110 Me. 272 | Me. | 1913

Haley, J.

This is an action of replevin, brought to obtain possession of the horse called in the writ “Winona,” and is before this court on report.

*273The defendant pleaded title in himself. Prior to the 17th day of January, 1906, the city of Rockland was the owner of a sick horse, presumably used by the city for municipal purposes. The horse was coughing and discharging from the nose. The board of mayor and aldermen discussed the question of disposing of her. The chairman of the committee on city property stated that she was not worth more than $20. The aldermen discussed chloroforming, and some one suggested that somebody might be found who would take her and give her a home. The committee on city property was instructed to look into the matter.

The defendant offered to give $20 for the horse, but the committee wished to make a contract fixing the manner of use and burial of the horse at her death, and made a contract in writing with the defendant to take the horse, keep her during the rest of her life, give her a good home, avoid overworking her, and, when her usefulness was over, to put her out of the way and bury her, and sold her to him upon those conditions, to which he agreed.

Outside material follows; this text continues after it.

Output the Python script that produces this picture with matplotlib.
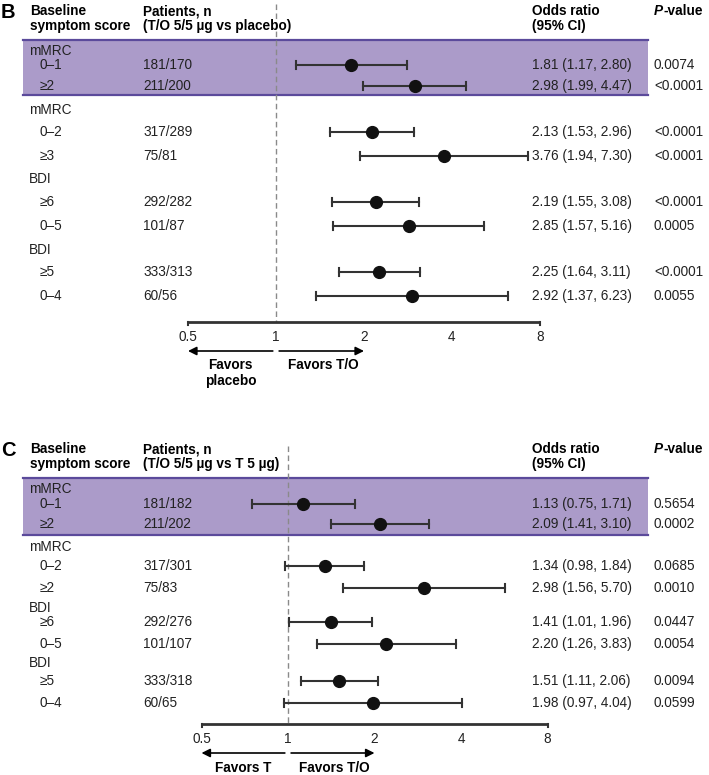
import matplotlib.pyplot as plt
from matplotlib.transforms import blended_transform_factory

plt.rcParams['font.family'] = ['Liberation Sans', 'DejaVu Sans']

# ---- data, panel B (T/O vs placebo) ----
b_groups = ["mMRC", "mMRC", "BDI", "BDI"]
b_subs = ["0\u20131", "\u22652", "0\u20132", "\u22653", "\u22656", "0\u20135", "\u22655", "0\u20134"]
b_pat = ["181/170", "211/200", "317/289", "75/81", "292/282", "101/87", "333/313", "60/56"]
b_or = [1.81, 2.98, 2.13, 3.76, 2.19, 2.85, 2.25, 2.92]
b_lo = [1.17, 1.99, 1.53, 1.94, 1.55, 1.57, 1.64, 1.37]
b_hi = [2.80, 4.47, 2.96, 7.30, 3.08, 5.16, 3.11, 6.23]
b_p = ["0.0074", "<0.0001", "<0.0001", "<0.0001", "<0.0001", "0.0005", "<0.0001", "0.0055"]

# ---- data, panel C (T/O vs T) ----
c_groups = ["mMRC", "mMRC", "BDI", "BDI"]
c_subs = ["0\u20131", "\u22652", "0\u20132", "\u22652", "\u22656", "0\u20135", "\u22655", "0\u20134"]
c_pat = ["181/182", "211/202", "317/301", "75/83", "292/276", "101/107", "333/318", "60/65"]
c_or = [1.13, 2.09, 1.34, 2.98, 1.41, 2.20, 1.51, 1.98]
c_lo = [0.75, 1.41, 0.98, 1.56, 1.01, 1.26, 1.11, 0.97]
c_hi = [1.71, 3.10, 1.84, 5.70, 1.96, 3.83, 2.06, 4.04]
c_p = ["0.5654", "0.0002", "0.0685", "0.0010", "0.0447", "0.0054", "0.0094", "0.0599"]

ticks = [0.5, 1, 2, 4, 8]
tick_labels = ["0.5", "1", "2", "4", "8"]

W, H = 709, 775
fig = plt.figure(figsize=(W / 100, H / 100), dpi=100)

BAND = "#ab9bc9"
EDGE = "#5b4a9b"
FS = 9.8
TXT = '#222222'


def panel(y0, y1, one_px, dbl, letter, comp, groups, subs, pat, orv, lo, hi, pv,
          ytop, yband, ygrp, yrow, yaxis, left_fav, dash_top, fav_dy):
    ax = fig.add_axes([0, 1 - y1 / H, 1, (y1 - y0) / H])
    ax.set_xscale('log', base=2)
    ax.set_xlim(2 ** (-one_px / dbl), 2 ** ((W - one_px) / dbl))
    ax.set_ylim(y1, y0)
    ax.axis('off')
    tr = blended_transform_factory(ax.transAxes, ax.transData)
    fx = lambda px: px / W

    # header
    ax.text(fx(1), ytop + 1, letter, transform=tr, fontsize=14.5, fontweight='bold', va='center')
    hdr = dict(transform=tr, fontsize=FS, fontweight='bold', va='center')
    ax.text(fx(30), ytop, "Baseline", **hdr)
    ax.text(fx(30), ytop + 15, "symptom score", **hdr)
    ax.text(fx(143), ytop, "Patients, n", **hdr)
    ax.text(fx(143), ytop + 15, comp, **hdr)
    ax.text(fx(532), ytop, "Odds ratio", **hdr)
    ax.text(fx(532), ytop + 15, "(95% CI)", **hdr)
    tp = ax.text(fx(654), ytop, "P", transform=tr, fontsize=FS, fontweight='bold',
                 style='italic', va='center')
    ax.annotate("-value", xy=(1, 0.5), xycoords=tp, va='center', fontsize=FS,
                fontweight='bold')

    # highlighted band
    ax.axhspan(yband[0], yband[1], xmin=fx(23), xmax=fx(648), color=BAND, lw=0, zorder=0)
    for yb in yband:
        ax.plot([fx(23), fx(648)], [yb, yb], transform=tr, color=EDGE, lw=1.6, zorder=1)

    # null line
    ax.plot([1, 1], [dash_top, yaxis], color='#8a8a8a', lw=1, ls=(0, (4, 2.5)), zorder=2)

    for g, y in zip(groups, ygrp):
        ax.text(fx(29), y, g, transform=tr, fontsize=FS, va='center', color=TXT)
    for i, y in enumerate(yrow):
        ax.text(fx(40), y, subs[i], transform=tr, fontsize=FS, va='center', color=TXT)
        ax.text(fx(143), y, pat[i], transform=tr, fontsize=FS, va='center', color=TXT)
        ax.text(fx(532), y, "%.2f (%.2f, %.2f)" % (orv[i], lo[i], hi[i]), transform=tr,
                fontsize=FS, va='center', color=TXT)
        ax.text(fx(654), y, pv[i], transform=tr, fontsize=FS, va='center', color=TXT)
        ax.plot([lo[i], hi[i]], [y, y], color='#333333', lw=1.5, zorder=3)
        for e in (lo[i], hi[i]):
            ax.plot([e, e], [y - 4, y + 4], color='#333333', lw=1.5, zorder=3)
        ax.plot(orv[i], y, 'o', color='#111111', ms=8.5, zorder=4)

    # x axis
    ax.plot([ticks[0], ticks[-1]], [yaxis, yaxis], color='#333333', lw=2, zorder=3,
            solid_capstyle='butt')
    for t in (ticks[0], ticks[-1]):
        ax.plot([t, t], [yaxis, yaxis + 3], color='#333333', lw=1.5)
    for t, lab in zip(ticks, tick_labels):
        ax.text(t, yaxis + 15, lab, ha='center', va='center', fontsize=FS, color=TXT)

    ya = yaxis + 29
    ap = dict(arrowstyle='-|>,head_length=0.5,head_width=0.25', color='black', lw=1.2,
              shrinkA=0, shrinkB=0)
    ax.annotate("", xy=(0.5, ya), xytext=(0.975, ya), arrowprops=ap)
    ax.annotate("", xy=(2, ya), xytext=(1.025, ya), arrowprops=ap)
    ax.text(left_fav[0], ya + fav_dy, left_fav[1], ha='center', va='top', fontsize=FS,
            fontweight='bold', linespacing=1.2)
    ax.text(1.45, ya + fav_dy, "Favors T/O", ha='center', va='top', fontsize=FS,
            fontweight='bold')
    return ax


panel(0, 400, 276, 88, "B", "(T/O 5/5 \u00b5g vs placebo)",
      b_groups, b_subs, b_pat, b_or, b_lo, b_hi, b_p,
      ytop=11, yband=(40, 95), ygrp=[51, 110, 179, 250],
      yrow=[65, 86, 132, 156, 202, 226, 272, 296], yaxis=322,
      left_fav=(0.7, "Favors\nplacebo"), dash_top=4, fav_dy=7)

panel(400, 775, 288, 86.5, "C", "(T/O 5/5 \u00b5g vs T 5 \u00b5g)",
      c_groups, c_subs, c_pat, c_or, c_lo, c_hi, c_p,
      ytop=449, yband=(478, 535), ygrp=[489, 547, 608, 663],
      yrow=[504, 524, 566, 588, 622, 644, 681, 703], yaxis=724,
      left_fav=(0.7, "Favors T"), dash_top=446, fav_dy=8)

fig.savefig("out.png", dpi=100)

On February 5th the city government approved and ratified the contract, and the defendant took the horse upon those terms. The defendant doctored the horse, and she improved to the extent that she could do the work of an old horse. This action was brought by another city government to obtain the horse.

The horse being the property of the city, could be sold by the' city, and the purchaser obtain a good title, if the transaction was without fraud. There is nothing in the agreed statement to raise a suspicion of fraud. The city was the owner of what was apparently a worthless horse, probably grown so in the service of the city. It was a question of whether the city would go- to the expense of feeding and doctoring her, or of putting her out of the way and burying her, or, by placing her where she would have a good home and be properly used, avoid expense. As public officers it was their duty to deal with the city’s property as prudent men would deal with their own property. It is true that the city could have gotten $20 for her in her disabled condition; but an ordinary man, who had a horse that had grown old and disabled in his service, would not sell that horse for the paltry sum of $20, to be traded about and abused for the rest of her life. It would not be humane to do so, and the municipal officers had the right to treat the city’s animals in *274a humane manner. The defendant’s agreement as to the care and the treatment to be given the horse by him was a sufficient consideration for the sale, in the condition in which the horse was turned over to him. The city and the defendant made the contract; the defendant took the horse by virtue of that contract and was bound by its terms, and, by giving the horse proper care and medical treatment, the amount of which does not appear in the case, got her so he could use her, and, after his expenditure for the horse’s benefit, the city had no right to repudiate its contract, made in good faith, and a contract that the law would uphold if made between individuals. The title to the horse passed to the defendant when she was delivered to him under the agreement, and, according to the stipulation, the mandate should be,

Judgment for the defendant, and return of property replevied, damages to be assessed at nisi prius.